** start of Data extract **

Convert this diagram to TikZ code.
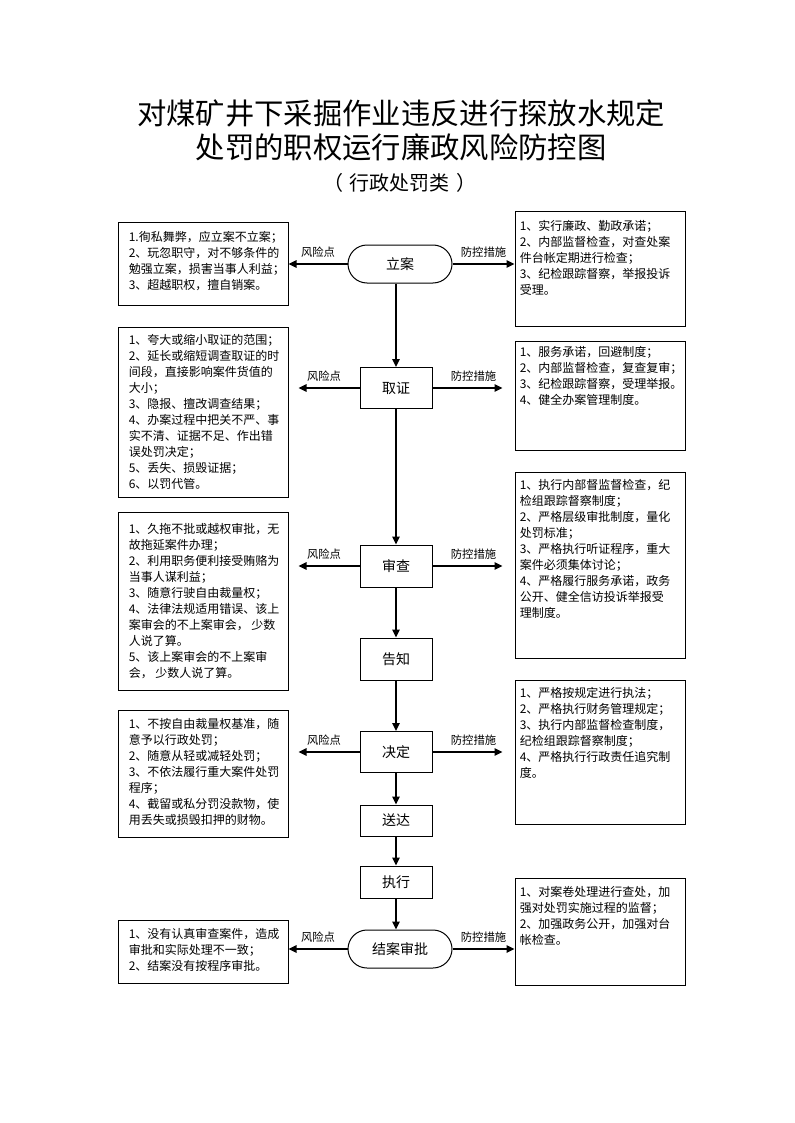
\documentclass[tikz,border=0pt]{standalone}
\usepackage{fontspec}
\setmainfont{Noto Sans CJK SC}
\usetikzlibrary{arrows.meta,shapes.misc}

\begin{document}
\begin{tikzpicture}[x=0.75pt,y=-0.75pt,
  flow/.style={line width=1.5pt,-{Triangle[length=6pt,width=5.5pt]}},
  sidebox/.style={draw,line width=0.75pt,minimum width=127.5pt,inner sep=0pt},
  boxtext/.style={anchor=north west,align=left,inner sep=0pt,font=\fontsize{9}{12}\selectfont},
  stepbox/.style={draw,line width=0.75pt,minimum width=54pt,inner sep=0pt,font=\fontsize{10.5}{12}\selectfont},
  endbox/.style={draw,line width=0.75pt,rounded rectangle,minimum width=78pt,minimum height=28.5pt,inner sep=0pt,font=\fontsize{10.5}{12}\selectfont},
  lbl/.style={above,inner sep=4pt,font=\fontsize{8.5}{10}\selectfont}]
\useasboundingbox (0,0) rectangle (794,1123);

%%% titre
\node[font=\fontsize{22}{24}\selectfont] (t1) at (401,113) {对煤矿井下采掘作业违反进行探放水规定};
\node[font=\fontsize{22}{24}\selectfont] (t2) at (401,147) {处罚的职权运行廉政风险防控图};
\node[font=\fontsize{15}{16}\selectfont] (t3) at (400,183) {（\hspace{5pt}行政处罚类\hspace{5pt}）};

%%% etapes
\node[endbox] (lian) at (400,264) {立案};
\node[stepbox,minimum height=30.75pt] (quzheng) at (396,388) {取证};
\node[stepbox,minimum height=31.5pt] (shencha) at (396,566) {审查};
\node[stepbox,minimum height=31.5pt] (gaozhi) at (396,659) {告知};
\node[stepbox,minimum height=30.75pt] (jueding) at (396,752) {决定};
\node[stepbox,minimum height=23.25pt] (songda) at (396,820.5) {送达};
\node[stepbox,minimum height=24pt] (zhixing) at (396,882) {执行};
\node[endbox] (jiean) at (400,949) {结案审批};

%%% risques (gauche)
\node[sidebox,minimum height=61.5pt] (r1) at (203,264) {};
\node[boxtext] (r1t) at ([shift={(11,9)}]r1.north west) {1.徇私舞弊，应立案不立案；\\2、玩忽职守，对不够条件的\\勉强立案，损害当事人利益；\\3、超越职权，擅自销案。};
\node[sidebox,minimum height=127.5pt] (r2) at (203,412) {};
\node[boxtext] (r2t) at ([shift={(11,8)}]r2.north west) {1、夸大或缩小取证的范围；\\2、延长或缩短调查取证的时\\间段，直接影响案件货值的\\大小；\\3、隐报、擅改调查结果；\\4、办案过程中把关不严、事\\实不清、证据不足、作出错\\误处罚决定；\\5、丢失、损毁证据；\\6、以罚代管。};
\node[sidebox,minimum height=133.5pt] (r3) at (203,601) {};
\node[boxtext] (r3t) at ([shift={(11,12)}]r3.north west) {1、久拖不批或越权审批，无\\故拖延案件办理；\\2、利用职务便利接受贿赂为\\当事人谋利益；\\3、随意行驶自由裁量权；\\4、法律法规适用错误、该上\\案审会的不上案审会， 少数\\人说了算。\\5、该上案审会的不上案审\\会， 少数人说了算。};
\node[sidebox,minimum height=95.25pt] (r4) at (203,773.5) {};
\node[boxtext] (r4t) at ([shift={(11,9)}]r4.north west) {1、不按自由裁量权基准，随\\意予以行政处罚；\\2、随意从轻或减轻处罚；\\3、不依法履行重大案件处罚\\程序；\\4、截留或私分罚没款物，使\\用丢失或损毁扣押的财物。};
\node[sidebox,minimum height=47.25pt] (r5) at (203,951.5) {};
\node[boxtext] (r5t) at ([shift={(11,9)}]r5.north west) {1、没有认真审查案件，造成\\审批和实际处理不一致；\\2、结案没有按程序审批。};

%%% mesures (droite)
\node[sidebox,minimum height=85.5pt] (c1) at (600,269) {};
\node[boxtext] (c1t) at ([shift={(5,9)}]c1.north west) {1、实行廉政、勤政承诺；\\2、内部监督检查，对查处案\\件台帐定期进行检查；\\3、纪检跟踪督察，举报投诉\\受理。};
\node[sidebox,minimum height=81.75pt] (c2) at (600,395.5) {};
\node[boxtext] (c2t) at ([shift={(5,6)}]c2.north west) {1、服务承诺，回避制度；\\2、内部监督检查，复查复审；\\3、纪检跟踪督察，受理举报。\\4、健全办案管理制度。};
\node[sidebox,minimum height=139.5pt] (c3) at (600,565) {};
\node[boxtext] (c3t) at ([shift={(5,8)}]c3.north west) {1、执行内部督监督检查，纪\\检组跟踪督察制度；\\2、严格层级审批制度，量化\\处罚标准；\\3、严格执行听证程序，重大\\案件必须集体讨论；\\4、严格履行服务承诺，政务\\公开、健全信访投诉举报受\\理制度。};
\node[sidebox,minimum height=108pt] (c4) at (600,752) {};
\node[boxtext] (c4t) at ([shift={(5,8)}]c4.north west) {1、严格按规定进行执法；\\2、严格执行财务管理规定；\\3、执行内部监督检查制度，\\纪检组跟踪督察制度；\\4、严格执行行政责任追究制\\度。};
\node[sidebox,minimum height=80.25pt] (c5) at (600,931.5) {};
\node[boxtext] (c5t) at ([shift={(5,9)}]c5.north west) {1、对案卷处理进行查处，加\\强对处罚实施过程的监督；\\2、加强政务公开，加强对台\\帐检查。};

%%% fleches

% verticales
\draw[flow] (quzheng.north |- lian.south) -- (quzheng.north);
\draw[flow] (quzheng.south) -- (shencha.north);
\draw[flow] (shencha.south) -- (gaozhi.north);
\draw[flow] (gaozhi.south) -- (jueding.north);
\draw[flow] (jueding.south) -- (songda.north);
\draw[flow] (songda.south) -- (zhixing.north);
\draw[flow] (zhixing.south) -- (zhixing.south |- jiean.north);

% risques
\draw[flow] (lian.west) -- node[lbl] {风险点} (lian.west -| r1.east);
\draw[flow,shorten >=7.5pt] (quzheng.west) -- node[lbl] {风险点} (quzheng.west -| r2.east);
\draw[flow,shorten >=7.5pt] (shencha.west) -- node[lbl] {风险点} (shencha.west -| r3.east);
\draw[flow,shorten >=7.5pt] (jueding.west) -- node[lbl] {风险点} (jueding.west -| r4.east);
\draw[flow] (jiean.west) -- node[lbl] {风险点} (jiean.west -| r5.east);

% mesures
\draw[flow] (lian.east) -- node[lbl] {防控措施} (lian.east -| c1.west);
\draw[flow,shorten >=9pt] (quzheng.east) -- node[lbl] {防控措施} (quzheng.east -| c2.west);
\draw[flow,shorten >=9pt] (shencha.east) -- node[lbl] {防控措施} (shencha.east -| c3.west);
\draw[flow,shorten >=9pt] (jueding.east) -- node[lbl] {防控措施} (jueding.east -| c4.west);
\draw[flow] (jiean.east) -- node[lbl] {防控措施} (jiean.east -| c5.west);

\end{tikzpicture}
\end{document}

** end of Data extract **

Task prompt: Transcribe all of the material exactly, leaving out whatever pictures it contains.

Finished task:
Convert this diagram to TikZ code.
\documentclass[tikz,border=0pt]{standalone}
\usepackage{fontspec}
\setmainfont{Noto Sans CJK SC}
\usetikzlibrary{arrows.meta,shapes.misc}

\begin{document}
\begin{tikzpicture}[x=0.75pt,y=-0.75pt,
  flow/.style={line width=1.5pt,-{Triangle[length=6pt,width=5.5pt]}},
  sidebox/.style={draw,line width=0.75pt,minimum width=127.5pt,inner sep=0pt},
  boxtext/.style={anchor=north west,align=left,inner sep=0pt,font=\fontsize{9}{12}\selectfont},
  stepbox/.style={draw,line width=0.75pt,minimum width=54pt,inner sep=0pt,font=\fontsize{10.5}{12}\selectfont},
  endbox/.style={draw,line width=0.75pt,rounded rectangle,minimum width=78pt,minimum height=28.5pt,inner sep=0pt,font=\fontsize{10.5}{12}\selectfont},
  lbl/.style={above,inner sep=4pt,font=\fontsize{8.5}{10}\selectfont}]
\useasboundingbox (0,0) rectangle (794,1123);

%%% titre
\node[font=\fontsize{22}{24}\selectfont] (t1) at (401,113) {对煤矿井下采掘作业违反进行探放水规定};
\node[font=\fontsize{22}{24}\selectfont] (t2) at (401,147) {处罚的职权运行廉政风险防控图};
\node[font=\fontsize{15}{16}\selectfont] (t3) at (400,183) {（\hspace{5pt}行政处罚类\hspace{5pt}）};

%%% etapes
\node[endbox] (lian) at (400,264) {立案};
\node[stepbox,minimum height=30.75pt] (quzheng) at (396,388) {取证};
\node[stepbox,minimum height=31.5pt] (shencha) at (396,566) {审查};
\node[stepbox,minimum height=31.5pt] (gaozhi) at (396,659) {告知};
\node[stepbox,minimum height=30.75pt] (jueding) at (396,752) {决定};
\node[stepbox,minimum height=23.25pt] (songda) at (396,820.5) {送达};
\node[stepbox,minimum height=24pt] (zhixing) at (396,882) {执行};
\node[endbox] (jiean) at (400,949) {结案审批};

%%% risques (gauche)
\node[sidebox,minimum height=61.5pt] (r1) at (203,264) {};
\node[boxtext] (r1t) at ([shift={(11,9)}]r1.north west) {1.徇私舞弊，应立案不立案；\\2、玩忽职守，对不够条件的\\勉强立案，损害当事人利益；\\3、超越职权，擅自销案。};
\node[sidebox,minimum height=127.5pt] (r2) at (203,412) {};
\node[boxtext] (r2t) at ([shift={(11,8)}]r2.north west) {1、夸大或缩小取证的范围；\\2、延长或缩短调查取证的时\\间段，直接影响案件货值的\\大小；\\3、隐报、擅改调查结果；\\4、办案过程中把关不严、事\\实不清、证据不足、作出错\\误处罚决定；\\5、丢失、损毁证据；\\6、以罚代管。};
\node[sidebox,minimum height=133.5pt] (r3) at (203,601) {};
\node[boxtext] (r3t) at ([shift={(11,12)}]r3.north west) {1、久拖不批或越权审批，无\\故拖延案件办理；\\2、利用职务便利接受贿赂为\\当事人谋利益；\\3、随意行驶自由裁量权；\\4、法律法规适用错误、该上\\案审会的不上案审会， 少数\\人说了算。\\5、该上案审会的不上案审\\会， 少数人说了算。};
\node[sidebox,minimum height=95.25pt] (r4) at (203,773.5) {};
\node[boxtext] (r4t) at ([shift={(11,9)}]r4.north west) {1、不按自由裁量权基准，随\\意予以行政处罚；\\2、随意从轻或减轻处罚；\\3、不依法履行重大案件处罚\\程序；\\4、截留或私分罚没款物，使\\用丢失或损毁扣押的财物。};
\node[sidebox,minimum height=47.25pt] (r5) at (203,951.5) {};
\node[boxtext] (r5t) at ([shift={(11,9)}]r5.north west) {1、没有认真审查案件，造成\\审批和实际处理不一致；\\2、结案没有按程序审批。};

%%% mesures (droite)
\node[sidebox,minimum height=85.5pt] (c1) at (600,269) {};
\node[boxtext] (c1t) at ([shift={(5,9)}]c1.north west) {1、实行廉政、勤政承诺；\\2、内部监督检查，对查处案\\件台帐定期进行检查；\\3、纪检跟踪督察，举报投诉\\受理。};
\node[sidebox,minimum height=81.75pt] (c2) at (600,395.5) {};
\node[boxtext] (c2t) at ([shift={(5,6)}]c2.north west) {1、服务承诺，回避制度；\\2、内部监督检查，复查复审；\\3、纪检跟踪督察，受理举报。\\4、健全办案管理制度。};
\node[sidebox,minimum height=139.5pt] (c3) at (600,565) {};
\node[boxtext] (c3t) at ([shift={(5,8)}]c3.north west) {1、执行内部督监督检查，纪\\检组跟踪督察制度；\\2、严格层级审批制度，量化\\处罚标准；\\3、严格执行听证程序，重大\\案件必须集体讨论；\\4、严格履行服务承诺，政务\\公开、健全信访投诉举报受\\理制度。};
\node[sidebox,minimum height=108pt] (c4) at (600,752) {};
\node[boxtext] (c4t) at ([shift={(5,8)}]c4.north west) {1、严格按规定进行执法；\\2、严格执行财务管理规定；\\3、执行内部监督检查制度，\\纪检组跟踪督察制度；\\4、严格执行行政责任追究制\\度。};
\node[sidebox,minimum height=80.25pt] (c5) at (600,931.5) {};
\node[boxtext] (c5t) at ([shift={(5,9)}]c5.north west) {1、对案卷处理进行查处，加\\强对处罚实施过程的监督；\\2、加强政务公开，加强对台\\帐检查。};

%%% fleches

% verticales
\draw[flow] (quzheng.north |- lian.south) -- (quzheng.north);
\draw[flow] (quzheng.south) -- (shencha.north);
\draw[flow] (shencha.south) -- (gaozhi.north);
\draw[flow] (gaozhi.south) -- (jueding.north);
\draw[flow] (jueding.south) -- (songda.north);
\draw[flow] (songda.south) -- (zhixing.north);
\draw[flow] (zhixing.south) -- (zhixing.south |- jiean.north);

% risques
\draw[flow] (lian.west) -- node[lbl] {风险点} (lian.west -| r1.east);
\draw[flow,shorten >=7.5pt] (quzheng.west) -- node[lbl] {风险点} (quzheng.west -| r2.east);
\draw[flow,shorten >=7.5pt] (shencha.west) -- node[lbl] {风险点} (shencha.west -| r3.east);
\draw[flow,shorten >=7.5pt] (jueding.west) -- node[lbl] {风险点} (jueding.west -| r4.east);
\draw[flow] (jiean.west) -- node[lbl] {风险点} (jiean.west -| r5.east);

% mesures
\draw[flow] (lian.east) -- node[lbl] {防控措施} (lian.east -| c1.west);
\draw[flow,shorten >=9pt] (quzheng.east) -- node[lbl] {防控措施} (quzheng.east -| c2.west);
\draw[flow,shorten >=9pt] (shencha.east) -- node[lbl] {防控措施} (shencha.east -| c3.west);
\draw[flow,shorten >=9pt] (jueding.east) -- node[lbl] {防控措施} (jueding.east -| c4.west);
\draw[flow] (jiean.east) -- node[lbl] {防控措施} (jiean.east -| c5.west);

\end{tikzpicture}
\end{document}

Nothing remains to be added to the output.